We conducted tests of a three-component broadband ocean-bottom seismograph (OBS), including side-by-side comparisons with the broadband Global Seismic Network/U.S. National Seismic Network station HKT at Hockley, Texas, and a 28-day deployment in the Gulf of Mexico. Our goals were to evaluate seismometer performance and determine whether our seafloor deployment strategy allows useful earthquake data to be collected. The seismometer generally performed well, but showed unexpectedly high intrinsic noise at frequencies above 1 Hz and produced occasional spikes that were confined to a single component at a given time.
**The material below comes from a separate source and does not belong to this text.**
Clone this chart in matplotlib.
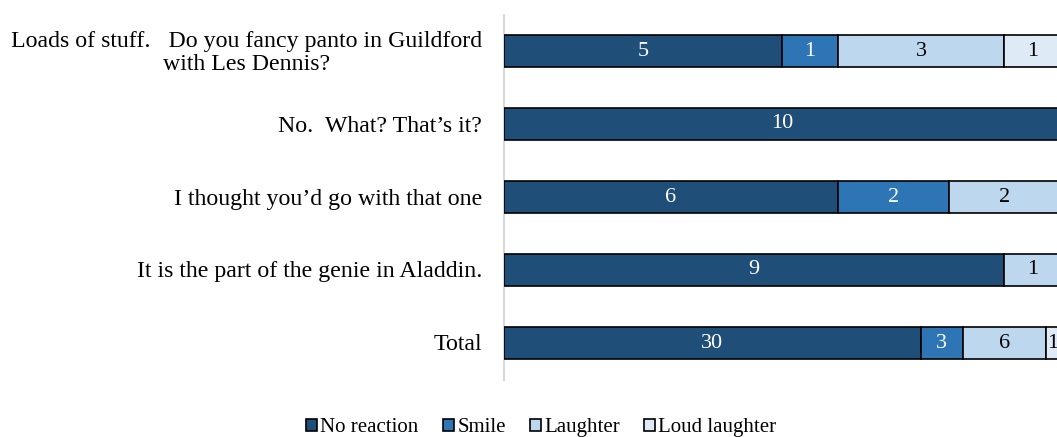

We identified 32 earthquakes from the Gulf of Mexico data; only five additional events were observed at the nearby, highly sensitive station HKT on land. While noise levels were higher throughout the 0.01-20 Hz frequency band in the Gulf of Mexico compared with HKT, site amplification effects in the gulf were only significant at frequencies above 1 Hz and power in most earthquake signals peaked at frequencies below 0.1 Hz, nearly coinciding with a minimum in background noise. We found the seismometer and OBS package encouraging for far-regional and teleseismic studies, given the low cost of the OBS and inexpensive means for deployment and recovery, but less encouraging for detecting and locating small-magnitude local and near-regional events.